AS TOLD TO BC PIRES
I’m Mark Lyndersay and I have been doing the photographs for Trini to the Bone since it (first) appeared in Newsday in January 2019.
I’m a St James boy. I’ve lived in Connecticut, Belmont and Woodbrook, but I’m back in St James for the last three decades. Navel-string thing.
Most of my childhood was my maternal grandfather, mother and two sisters. There were some satellite aunts, uncles and cousins, but it was really just the four of us.
Twenty-three years ago, I married the wife I didn’t know I desperately needed. Donna is the best. She makes sense.
I went to my grandfather’s private preschool in Belmont, then Tranquillity Primary, and got yanked out of there to finish primary school at Romilly’s Preparatory. I got a book scholarship to go to Trinity College in Maraval, when it was an orange grove, not “Moka Raton” with the golf course.
My tertiary education is self-directed and ongoing.
I’m a non-practising Presbyterian.
Isn’t the existence of other faiths enough to prove that one’s own faith could not be the “one true way” to God?
What comes next? I worry that we spend too much time fretting about that without paying nearly enough attention to what’s happening now.
I think we would all do better if we worked harder and more sincerely at being humans together in the space we live in.

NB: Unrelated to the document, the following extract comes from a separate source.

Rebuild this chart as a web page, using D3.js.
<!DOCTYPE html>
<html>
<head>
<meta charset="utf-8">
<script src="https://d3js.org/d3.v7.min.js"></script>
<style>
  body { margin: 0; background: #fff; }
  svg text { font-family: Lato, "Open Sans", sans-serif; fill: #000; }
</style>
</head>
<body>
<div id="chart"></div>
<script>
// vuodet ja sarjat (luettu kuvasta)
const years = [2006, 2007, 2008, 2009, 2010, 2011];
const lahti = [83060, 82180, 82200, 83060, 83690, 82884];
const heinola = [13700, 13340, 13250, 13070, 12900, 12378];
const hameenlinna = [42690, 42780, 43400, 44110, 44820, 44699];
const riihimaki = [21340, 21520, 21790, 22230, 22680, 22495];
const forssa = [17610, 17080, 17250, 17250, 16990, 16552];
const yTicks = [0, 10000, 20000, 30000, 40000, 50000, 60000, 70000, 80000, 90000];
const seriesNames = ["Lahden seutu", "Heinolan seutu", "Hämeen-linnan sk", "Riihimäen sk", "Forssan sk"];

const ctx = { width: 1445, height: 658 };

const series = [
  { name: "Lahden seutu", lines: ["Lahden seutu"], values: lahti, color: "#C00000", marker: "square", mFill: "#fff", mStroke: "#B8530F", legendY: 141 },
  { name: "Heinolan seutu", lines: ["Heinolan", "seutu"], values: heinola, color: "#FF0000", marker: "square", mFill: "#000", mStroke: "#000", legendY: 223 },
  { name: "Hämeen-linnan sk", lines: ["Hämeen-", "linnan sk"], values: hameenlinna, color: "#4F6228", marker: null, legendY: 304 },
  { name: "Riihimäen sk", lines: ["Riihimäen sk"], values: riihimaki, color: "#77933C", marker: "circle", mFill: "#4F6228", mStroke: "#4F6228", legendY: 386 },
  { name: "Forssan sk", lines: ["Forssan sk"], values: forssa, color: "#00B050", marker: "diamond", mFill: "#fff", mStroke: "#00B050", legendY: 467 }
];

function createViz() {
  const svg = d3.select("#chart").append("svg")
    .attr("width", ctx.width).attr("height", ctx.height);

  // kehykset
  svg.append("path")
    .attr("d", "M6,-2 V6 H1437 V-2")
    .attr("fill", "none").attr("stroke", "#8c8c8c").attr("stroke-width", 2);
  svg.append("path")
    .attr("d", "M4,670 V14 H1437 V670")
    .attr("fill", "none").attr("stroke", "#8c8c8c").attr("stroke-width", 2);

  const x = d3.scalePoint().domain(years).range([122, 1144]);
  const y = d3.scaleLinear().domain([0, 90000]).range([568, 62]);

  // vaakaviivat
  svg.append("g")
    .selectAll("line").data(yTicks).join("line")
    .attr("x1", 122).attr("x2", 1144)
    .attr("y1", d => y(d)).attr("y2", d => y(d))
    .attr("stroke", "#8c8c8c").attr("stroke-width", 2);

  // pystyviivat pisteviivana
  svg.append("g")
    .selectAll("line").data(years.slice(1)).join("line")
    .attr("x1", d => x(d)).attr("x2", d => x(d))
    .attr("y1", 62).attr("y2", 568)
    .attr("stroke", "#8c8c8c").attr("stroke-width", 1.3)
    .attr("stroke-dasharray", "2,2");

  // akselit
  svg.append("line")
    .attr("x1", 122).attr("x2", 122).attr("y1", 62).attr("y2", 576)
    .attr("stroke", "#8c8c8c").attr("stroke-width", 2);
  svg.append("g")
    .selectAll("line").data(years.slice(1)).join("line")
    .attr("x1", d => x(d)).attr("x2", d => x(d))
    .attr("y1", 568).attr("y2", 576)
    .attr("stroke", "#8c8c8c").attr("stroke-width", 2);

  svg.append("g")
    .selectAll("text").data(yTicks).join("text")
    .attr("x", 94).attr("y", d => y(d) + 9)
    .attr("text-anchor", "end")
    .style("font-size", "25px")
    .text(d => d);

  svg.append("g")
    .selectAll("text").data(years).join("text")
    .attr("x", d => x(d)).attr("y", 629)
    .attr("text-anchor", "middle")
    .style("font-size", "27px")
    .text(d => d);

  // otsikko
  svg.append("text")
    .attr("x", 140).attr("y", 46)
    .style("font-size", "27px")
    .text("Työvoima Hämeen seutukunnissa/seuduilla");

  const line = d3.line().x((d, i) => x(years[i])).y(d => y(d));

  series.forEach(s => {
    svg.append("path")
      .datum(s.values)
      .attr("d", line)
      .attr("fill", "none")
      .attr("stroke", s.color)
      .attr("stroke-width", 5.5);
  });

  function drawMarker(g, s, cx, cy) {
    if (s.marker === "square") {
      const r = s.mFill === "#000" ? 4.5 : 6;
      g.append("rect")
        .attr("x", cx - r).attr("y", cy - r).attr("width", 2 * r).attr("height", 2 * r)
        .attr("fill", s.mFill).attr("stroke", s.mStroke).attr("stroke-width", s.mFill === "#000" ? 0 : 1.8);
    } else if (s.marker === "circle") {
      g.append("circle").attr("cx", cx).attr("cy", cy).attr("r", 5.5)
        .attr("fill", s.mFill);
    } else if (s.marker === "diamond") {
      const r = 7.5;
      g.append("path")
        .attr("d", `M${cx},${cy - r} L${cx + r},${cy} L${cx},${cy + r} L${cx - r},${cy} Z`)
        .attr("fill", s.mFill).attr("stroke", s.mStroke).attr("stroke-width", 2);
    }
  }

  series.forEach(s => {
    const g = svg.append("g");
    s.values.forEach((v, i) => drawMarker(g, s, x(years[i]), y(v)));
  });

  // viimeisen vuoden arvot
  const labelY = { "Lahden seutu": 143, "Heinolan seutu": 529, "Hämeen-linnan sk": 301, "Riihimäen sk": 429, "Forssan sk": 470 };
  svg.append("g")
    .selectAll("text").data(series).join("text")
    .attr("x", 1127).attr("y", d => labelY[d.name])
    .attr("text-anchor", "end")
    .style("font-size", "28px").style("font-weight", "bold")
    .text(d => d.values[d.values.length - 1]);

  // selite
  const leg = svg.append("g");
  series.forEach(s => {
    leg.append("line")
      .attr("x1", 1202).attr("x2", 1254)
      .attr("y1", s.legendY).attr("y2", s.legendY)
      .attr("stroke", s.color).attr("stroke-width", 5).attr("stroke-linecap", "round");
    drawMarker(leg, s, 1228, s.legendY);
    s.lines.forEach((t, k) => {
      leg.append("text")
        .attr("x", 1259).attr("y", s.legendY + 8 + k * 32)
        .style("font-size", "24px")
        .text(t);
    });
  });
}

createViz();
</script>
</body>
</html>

I think bad things happen to bad people too, as do good things. It’s really about what you do with your experiences. What you learn from them, even when it’s terrible, and what you can do for other people with what you’ve learned from the things that have shaped you.
I am a writer and a photographer. I became the latter because of the former.
When I started as a journalist, I’d see things that I wanted to see as images to go along with the story, particularly at Carnival shows. Most times, there was no photographer, because I was a peewat. So I got a camera and started taking my own pictures.
The night came when I was in a room with Michael Jackson and Penny Commissiong, recently crowned Miss Universe and I was the only photographer there.
After that, I was considered a photographer, albeit one who was cheerfully ripped off by Epic Records, who bought prints for PR.
I suppose I’m lucky to be doing the work I would be doing as a hobby if I’d had a more traditional career.
Though luck really has nothing to do with it. You have to work at the thing you love before it will work out for you.
When I do a portrait, I’m encouraging the person to give me something they don’t necessarily want to part with, a bit of honesty about themselves.
For Trini to the Bone, I’d come along after BC did the interviews, sometimes long afterward. The wretch would sometimes send me a one-sentence indication about what the interview was about. Some people he’d never met in person. I had to meet everyone I photographed.
Sometimes they were afraid. Sometimes defensive. Sometimes over-prepared.
The results weren’t always successful. A couple of subjects didn’t like their pictures.